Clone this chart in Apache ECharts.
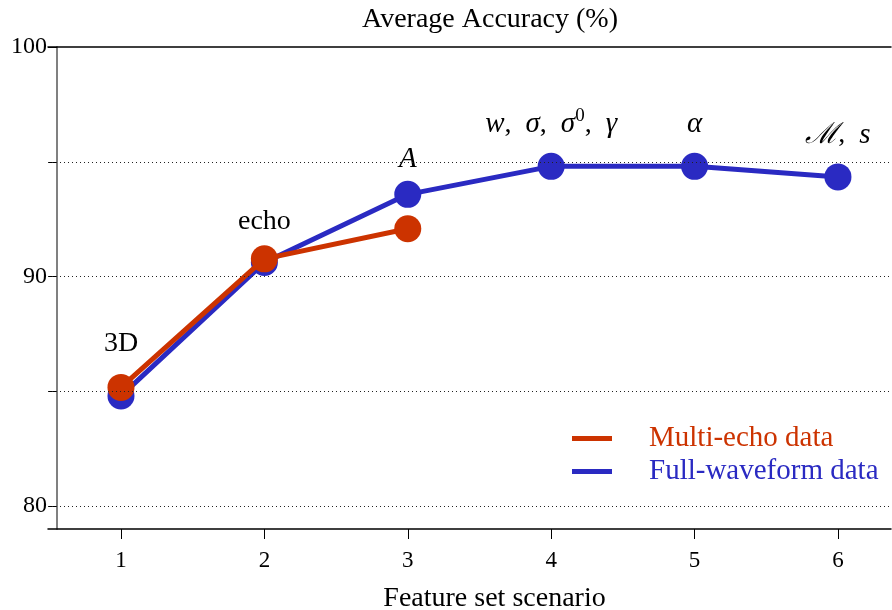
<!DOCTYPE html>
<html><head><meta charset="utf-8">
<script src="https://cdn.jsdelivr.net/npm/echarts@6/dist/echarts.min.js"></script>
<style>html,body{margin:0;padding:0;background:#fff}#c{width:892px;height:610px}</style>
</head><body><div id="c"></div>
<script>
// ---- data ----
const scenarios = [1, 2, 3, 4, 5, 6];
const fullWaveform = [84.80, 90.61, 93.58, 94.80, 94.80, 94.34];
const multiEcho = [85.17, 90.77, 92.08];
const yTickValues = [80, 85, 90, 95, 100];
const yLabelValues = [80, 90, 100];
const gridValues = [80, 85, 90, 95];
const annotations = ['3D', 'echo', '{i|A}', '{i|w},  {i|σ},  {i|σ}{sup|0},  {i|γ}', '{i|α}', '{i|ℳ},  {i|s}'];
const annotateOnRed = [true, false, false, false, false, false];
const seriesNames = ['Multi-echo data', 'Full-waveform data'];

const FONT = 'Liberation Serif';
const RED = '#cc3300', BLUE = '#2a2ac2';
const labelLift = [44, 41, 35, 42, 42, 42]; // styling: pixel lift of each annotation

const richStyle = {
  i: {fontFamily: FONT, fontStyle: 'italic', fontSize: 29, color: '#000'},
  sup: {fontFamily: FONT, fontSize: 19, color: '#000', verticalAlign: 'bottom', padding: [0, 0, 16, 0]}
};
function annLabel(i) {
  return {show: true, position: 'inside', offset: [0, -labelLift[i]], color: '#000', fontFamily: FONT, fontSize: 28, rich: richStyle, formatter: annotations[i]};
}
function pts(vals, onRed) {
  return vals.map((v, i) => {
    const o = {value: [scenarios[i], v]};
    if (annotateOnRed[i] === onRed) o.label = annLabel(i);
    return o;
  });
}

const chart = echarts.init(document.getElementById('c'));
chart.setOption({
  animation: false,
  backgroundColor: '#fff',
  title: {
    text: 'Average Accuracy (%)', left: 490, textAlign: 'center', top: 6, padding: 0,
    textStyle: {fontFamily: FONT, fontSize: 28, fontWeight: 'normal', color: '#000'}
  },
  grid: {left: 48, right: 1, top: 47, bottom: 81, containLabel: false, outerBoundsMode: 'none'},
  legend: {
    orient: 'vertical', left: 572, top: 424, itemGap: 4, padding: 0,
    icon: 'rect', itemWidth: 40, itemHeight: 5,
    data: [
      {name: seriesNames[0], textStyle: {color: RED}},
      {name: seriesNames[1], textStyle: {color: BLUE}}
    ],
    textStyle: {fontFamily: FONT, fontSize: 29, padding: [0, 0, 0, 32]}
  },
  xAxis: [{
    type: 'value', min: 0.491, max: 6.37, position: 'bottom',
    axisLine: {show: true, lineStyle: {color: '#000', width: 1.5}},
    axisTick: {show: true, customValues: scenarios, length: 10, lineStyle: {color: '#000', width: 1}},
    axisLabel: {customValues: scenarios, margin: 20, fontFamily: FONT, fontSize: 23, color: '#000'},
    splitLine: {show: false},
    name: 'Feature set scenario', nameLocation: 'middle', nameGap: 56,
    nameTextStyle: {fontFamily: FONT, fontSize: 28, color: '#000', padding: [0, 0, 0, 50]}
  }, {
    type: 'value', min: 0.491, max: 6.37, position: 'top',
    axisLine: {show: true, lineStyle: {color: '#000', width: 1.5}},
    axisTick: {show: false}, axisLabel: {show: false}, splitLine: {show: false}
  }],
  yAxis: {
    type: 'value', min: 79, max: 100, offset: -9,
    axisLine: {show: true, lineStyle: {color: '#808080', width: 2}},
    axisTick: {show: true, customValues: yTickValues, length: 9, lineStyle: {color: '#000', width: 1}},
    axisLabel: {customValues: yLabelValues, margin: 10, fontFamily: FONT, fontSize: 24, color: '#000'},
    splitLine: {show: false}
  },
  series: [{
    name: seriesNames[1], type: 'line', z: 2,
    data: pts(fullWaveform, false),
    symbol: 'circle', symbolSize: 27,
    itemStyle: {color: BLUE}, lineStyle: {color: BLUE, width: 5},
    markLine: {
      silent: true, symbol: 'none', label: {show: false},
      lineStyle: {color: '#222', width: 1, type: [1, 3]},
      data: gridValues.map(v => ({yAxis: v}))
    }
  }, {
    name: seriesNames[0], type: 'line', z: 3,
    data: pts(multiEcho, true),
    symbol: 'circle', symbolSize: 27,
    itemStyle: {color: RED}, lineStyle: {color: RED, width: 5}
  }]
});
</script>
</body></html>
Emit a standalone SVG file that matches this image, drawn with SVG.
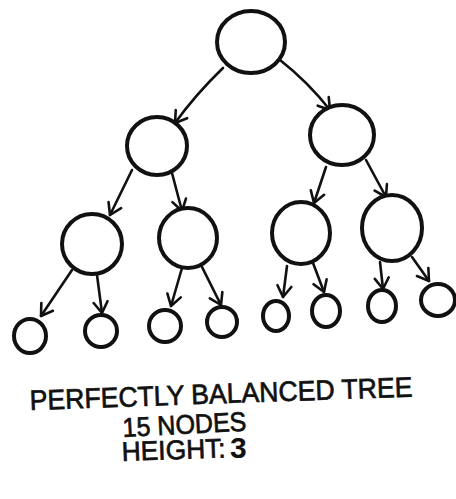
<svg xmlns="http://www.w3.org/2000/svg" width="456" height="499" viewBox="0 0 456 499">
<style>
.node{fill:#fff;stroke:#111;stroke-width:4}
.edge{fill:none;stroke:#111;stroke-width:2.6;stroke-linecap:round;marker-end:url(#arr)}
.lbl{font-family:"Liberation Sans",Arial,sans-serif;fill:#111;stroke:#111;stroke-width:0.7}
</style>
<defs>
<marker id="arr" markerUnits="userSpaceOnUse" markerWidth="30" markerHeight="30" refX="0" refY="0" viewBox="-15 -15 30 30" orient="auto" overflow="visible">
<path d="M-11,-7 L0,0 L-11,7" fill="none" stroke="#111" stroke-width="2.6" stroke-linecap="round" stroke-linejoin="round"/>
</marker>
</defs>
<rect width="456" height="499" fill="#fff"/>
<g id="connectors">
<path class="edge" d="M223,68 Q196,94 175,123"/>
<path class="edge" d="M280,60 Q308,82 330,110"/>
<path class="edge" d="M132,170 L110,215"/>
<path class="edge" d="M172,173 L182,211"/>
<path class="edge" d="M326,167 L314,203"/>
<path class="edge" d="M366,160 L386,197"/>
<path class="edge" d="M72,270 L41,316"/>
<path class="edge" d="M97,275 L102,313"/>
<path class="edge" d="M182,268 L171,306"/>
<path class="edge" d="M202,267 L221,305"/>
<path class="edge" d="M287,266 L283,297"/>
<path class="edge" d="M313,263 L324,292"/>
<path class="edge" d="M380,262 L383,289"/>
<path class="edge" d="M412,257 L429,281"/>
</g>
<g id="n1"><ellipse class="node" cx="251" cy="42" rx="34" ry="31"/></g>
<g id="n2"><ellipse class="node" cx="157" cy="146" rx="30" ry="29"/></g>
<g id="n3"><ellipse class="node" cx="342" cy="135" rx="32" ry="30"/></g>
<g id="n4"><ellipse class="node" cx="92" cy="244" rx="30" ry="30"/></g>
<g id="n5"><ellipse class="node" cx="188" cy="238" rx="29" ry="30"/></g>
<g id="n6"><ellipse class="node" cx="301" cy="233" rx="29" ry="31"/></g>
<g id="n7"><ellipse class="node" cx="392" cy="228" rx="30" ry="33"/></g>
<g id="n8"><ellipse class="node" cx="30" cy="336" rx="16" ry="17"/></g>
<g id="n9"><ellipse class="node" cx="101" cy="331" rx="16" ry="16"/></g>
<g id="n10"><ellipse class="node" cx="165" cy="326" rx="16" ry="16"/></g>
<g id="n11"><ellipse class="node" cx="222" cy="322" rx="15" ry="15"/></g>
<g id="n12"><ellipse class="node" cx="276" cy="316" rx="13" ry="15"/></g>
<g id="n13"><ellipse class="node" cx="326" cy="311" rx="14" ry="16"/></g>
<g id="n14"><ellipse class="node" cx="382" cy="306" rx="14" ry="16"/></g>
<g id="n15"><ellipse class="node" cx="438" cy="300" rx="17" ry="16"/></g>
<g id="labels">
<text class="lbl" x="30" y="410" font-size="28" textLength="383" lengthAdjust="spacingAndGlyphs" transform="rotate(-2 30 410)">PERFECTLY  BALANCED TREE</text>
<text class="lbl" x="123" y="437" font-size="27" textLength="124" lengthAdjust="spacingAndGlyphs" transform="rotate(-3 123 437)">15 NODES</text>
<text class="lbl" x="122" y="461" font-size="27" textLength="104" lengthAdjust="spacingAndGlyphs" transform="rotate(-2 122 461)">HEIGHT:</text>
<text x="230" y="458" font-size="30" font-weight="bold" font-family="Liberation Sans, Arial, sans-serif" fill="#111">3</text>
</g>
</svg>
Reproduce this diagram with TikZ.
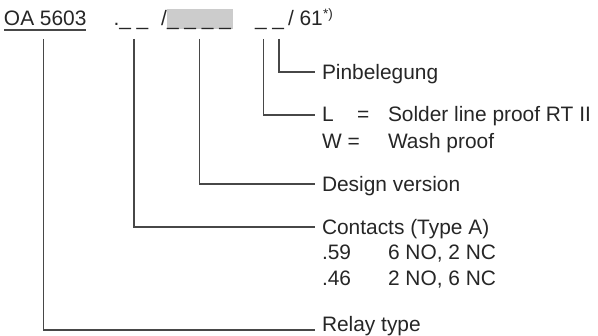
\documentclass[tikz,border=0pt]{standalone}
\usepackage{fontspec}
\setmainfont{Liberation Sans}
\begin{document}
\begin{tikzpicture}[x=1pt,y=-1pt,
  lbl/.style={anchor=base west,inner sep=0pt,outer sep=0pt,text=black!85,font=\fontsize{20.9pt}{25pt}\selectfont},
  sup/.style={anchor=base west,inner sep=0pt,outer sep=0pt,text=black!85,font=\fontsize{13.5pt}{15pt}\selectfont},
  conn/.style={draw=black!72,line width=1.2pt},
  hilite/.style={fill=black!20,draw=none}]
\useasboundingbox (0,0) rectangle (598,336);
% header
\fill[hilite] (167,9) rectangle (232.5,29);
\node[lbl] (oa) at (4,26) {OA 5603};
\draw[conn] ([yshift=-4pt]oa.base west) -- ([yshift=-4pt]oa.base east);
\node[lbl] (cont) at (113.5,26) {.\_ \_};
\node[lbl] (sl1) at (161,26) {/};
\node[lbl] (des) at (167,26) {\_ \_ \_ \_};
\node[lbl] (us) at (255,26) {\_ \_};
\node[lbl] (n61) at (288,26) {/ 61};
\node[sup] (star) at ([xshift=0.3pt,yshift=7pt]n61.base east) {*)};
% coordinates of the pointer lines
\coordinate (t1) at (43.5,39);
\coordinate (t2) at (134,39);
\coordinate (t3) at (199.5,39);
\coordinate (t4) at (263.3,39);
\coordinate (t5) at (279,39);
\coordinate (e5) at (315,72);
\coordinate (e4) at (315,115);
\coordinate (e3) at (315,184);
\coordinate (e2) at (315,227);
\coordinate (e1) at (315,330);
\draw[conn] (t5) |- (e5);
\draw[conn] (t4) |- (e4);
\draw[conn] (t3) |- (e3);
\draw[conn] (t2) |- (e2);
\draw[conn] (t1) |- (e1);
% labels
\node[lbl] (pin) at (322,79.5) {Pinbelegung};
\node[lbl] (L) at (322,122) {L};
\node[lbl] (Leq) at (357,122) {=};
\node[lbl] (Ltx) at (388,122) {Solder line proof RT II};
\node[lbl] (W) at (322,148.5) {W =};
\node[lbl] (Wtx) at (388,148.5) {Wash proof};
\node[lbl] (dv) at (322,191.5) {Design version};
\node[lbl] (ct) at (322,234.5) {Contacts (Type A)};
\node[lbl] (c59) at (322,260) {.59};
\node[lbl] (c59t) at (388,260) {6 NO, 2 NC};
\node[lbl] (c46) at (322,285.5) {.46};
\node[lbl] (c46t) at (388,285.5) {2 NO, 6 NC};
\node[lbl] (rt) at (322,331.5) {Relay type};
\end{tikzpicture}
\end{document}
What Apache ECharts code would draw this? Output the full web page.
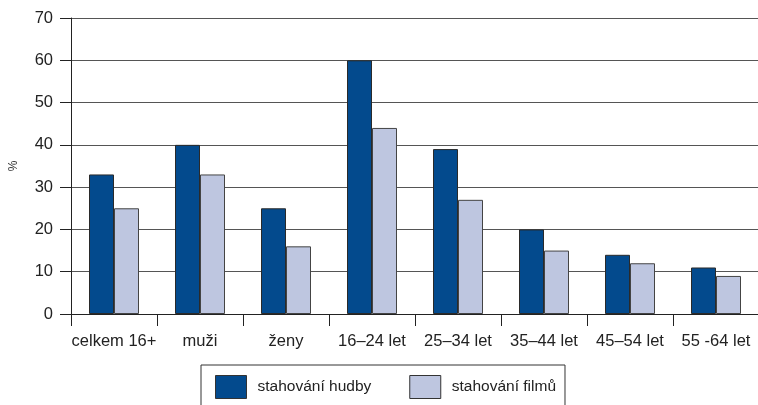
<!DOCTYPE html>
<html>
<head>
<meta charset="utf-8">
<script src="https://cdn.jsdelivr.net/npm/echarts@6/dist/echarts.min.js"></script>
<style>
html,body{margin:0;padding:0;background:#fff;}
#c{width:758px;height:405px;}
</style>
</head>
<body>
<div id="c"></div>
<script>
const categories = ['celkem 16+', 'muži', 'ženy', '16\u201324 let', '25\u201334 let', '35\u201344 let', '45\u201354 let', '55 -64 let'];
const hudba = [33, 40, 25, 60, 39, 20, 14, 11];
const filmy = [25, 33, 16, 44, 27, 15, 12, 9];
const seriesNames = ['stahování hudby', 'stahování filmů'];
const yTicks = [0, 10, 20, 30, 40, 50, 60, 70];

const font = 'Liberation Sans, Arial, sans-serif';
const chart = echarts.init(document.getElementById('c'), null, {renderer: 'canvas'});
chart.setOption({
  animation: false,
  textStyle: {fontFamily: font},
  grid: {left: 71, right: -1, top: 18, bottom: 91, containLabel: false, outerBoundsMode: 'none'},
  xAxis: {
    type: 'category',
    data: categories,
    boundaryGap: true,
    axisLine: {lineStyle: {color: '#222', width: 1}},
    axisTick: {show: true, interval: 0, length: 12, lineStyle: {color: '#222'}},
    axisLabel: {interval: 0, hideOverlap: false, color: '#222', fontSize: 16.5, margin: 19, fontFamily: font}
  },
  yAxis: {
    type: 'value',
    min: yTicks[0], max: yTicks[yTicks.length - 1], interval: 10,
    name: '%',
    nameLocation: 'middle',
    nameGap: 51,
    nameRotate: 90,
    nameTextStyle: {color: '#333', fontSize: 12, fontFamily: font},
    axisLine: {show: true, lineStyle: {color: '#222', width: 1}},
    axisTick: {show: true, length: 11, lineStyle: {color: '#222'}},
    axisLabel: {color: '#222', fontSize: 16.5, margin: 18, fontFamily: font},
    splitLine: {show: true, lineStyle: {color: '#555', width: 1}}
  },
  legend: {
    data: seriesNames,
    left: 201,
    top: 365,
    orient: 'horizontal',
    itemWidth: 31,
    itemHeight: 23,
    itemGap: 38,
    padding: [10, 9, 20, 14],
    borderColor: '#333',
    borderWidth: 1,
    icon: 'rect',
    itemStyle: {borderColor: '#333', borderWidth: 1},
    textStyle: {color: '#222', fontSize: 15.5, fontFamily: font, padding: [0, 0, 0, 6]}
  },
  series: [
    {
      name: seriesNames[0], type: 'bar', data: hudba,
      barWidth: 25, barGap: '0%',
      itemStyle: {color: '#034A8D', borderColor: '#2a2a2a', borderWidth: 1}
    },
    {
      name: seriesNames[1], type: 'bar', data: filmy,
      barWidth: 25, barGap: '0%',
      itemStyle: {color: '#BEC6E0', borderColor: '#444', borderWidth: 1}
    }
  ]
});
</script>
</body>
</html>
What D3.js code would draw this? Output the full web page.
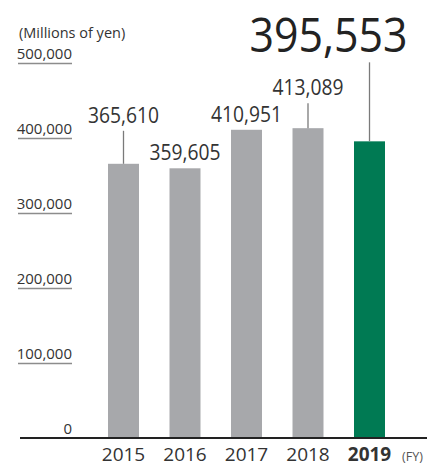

=======

WRITTEN TASK:
Beginning with the line above that contains "What Apache ECharts" and ending with the line that contains "const yTicks = [0, 10, 20, 30, 40, 50, 60, 70];", quote each line exactly, keeping out the pictures.

IN RESPONSE:
What Apache ECharts code would draw this? Output the full web page.
<!DOCTYPE html>
<html>
<head>
<meta charset="utf-8">
<script src="https://cdn.jsdelivr.net/npm/echarts@6/dist/echarts.min.js"></script>
<style>
html,body{margin:0;padding:0;background:#fff;}
#c{width:758px;height:405px;}
</style>
</head>
<body>
<div id="c"></div>
<script>
const categories = ['celkem 16+', 'muži', 'ženy', '16\u201324 let', '25\u201334 let', '35\u201344 let', '45\u201354 let', '55 -64 let'];
const hudba = [33, 40, 25, 60, 39, 20, 14, 11];
const filmy = [25, 33, 16, 44, 27, 15, 12, 9];
const seriesNames = ['stahování hudby', 'stahování filmů'];
const yTicks = [0, 10, 20, 30, 40, 50, 60, 70];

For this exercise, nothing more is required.